(Source: Human Rights Law Teaching Material
Demelash Shiferaw & Yonas Tesfa)
In 1969, seven years before the afore discussed two covenants entered into force, the International Convention on the Elimination of All Forms of Racial Discrimination (CERD) entered into force after having been adopted in 1965 by the General Assembly. The Convention, which as of January 2001 has 156 states parties, was the first United Nations human rights instrument outside the provisions on Human Rights in the Charter that established an international monitoring system, including a procedure for individual complaints. At the time of the elaboration of its provisions the Commission on Human Rights was occupied with drafting the two covenants. The convention was essentially the work of the General Assembly itself, in consolation with various other bodies. The conclusion of the Convention was a priority objective not the least of the new member states of the UN, which had just gained their independence in the early 1960s.
The Convention contains 25 articles, of which the first seven articles are of a normative character. A broad definition of racial discrimination is found in Article 1, and the Convention sets out a number of detailed prohibitions and obligations to prevent discrimination based on the grounds of race, color, descent, or national or ethnic origin. States are under an obligation to criminalize dissemination of ideas based on racial superiority and hatred and participation in racial organizations or activities. The committee established under the treaty reminded states that its undertaking was not only an obligation to enact certain criminal laws but also to ensure that the laws are effectively enforced.
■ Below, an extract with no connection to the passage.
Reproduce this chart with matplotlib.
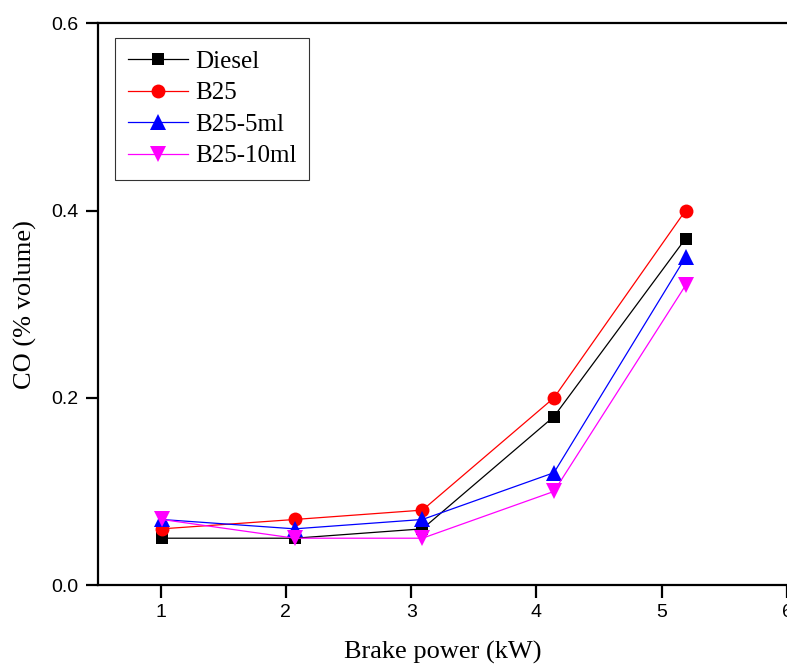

The international monitoring procedures are dealt with in the second part of the Convention (Articles 8 to 16). A Committee on the Elimination of Racial Discrimination (CERD), consisting of 18 independent experts created by the states parties after being nominated by such states parties, examines and comments on reports submitted by the parties. Such report has to be submitted initially one year after the convention enters in to force for a state and thereafter every two years. The committee was also competent to deal with complaints of a state party about non-fulfillment of the treaty obligations by another state party. The committee is empowered to play a role of inquiry and conciliation, aiming at reaching an amicable solution of the dispute (Articles 11 to 13). So far there have been no inter-state complaints.